Creating data bins with numeric labels with cut()

This is Python code to bin data into bins with a numerical label:

pd.cut(housing["median_income"], bins=[0., 1.5, 3.0, 4.5, 6., np.inf], labels=[1, 2, 3, 4, 5])

I want to do this in Julia, but it seems that Julia’s cut() function only allows for string labels:

cut(housingDF[:,:median_income], [0., 1.5, 3.0, 4.5, 6., 100.],  labels=[1, 2, 3, 4, 5])
ERROR: TypeError: in keyword argument labels, expected Union{Function, AbstractVector{var"#s54"} where var"#s54"<:AbstractString}, got a value of type Vector{Int64}

It works with string labels though:

cut(housingDF[:,:median_income], [0., 1.5, 3.0, 4.5, 6., 100.], labels=["1", "2", "3", "4", "5"])

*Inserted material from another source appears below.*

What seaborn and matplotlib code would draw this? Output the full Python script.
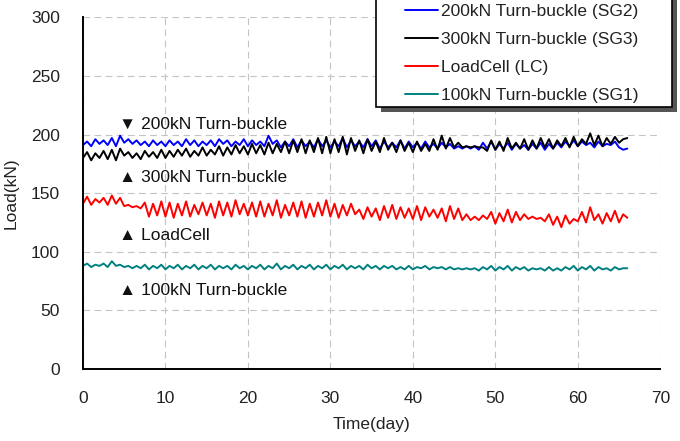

How can I get a numerical label for a data bin in Julia?

A quick work-around is to convert to String values:
labels=string.([1, 2, 3, 4, 5]))

I want numerical labels, not String labels.

It’d help if you said where you got this cut function from. Julia itself does not provide a function called cut so I’m guessing this came from a package?

CategoricalArrays ?

It’s from CategoricalArrays package. (The first one is from Python Pandas).

Seems not possible at the moment.

@nalimilan

IIRC I added that type assertion because inference failed without it. But maybe the compiler has improved since then and/or there are other solutions, like using ::Vector{eltype(labels)}. Feel free to try that and make a PR if it works. You’ll also have to change String to eltype(labels) on line 207 too, and of course widen the type of labels in the method signature.

That said, you can easily get numeric values using levelcode.(cut(housingDF.median_income, [0., 1.5, 3.0, 4.5, 6., 100.])). The difference is that you’ll get a plain Vector{Int} rather than a CategoricalVector{Int}, which may or may not be what you want.

(BTW, housingDF[:,:median_income] makes an unnecessary copy of the column, you can use housingDF[!, :median_income] or housingDF.median_income instead.)

It seems to be fine on 1.6 and 1.7 at least :slight_smile:

https://github.com/JuliaData/CategoricalArrays.jl/pull/393

Definitely not in 1.6.6.

Works now:

      Status `C:\Users\stephan\.julia\environments\v1.7\Project.toml`
  [324d7699] CategoricalArrays v0.10.6

julia> cut(0:10, 0:5:15, labels=[2.5, 7.5, 12.5])
11-element CategoricalArray{Float64,1,UInt32}:
 2.5
 2.5
 2.5
 2.5
 2.5
 7.5
 7.5
 7.5
 7.5
 7.5
 12.5

How do you create right-closed intervals?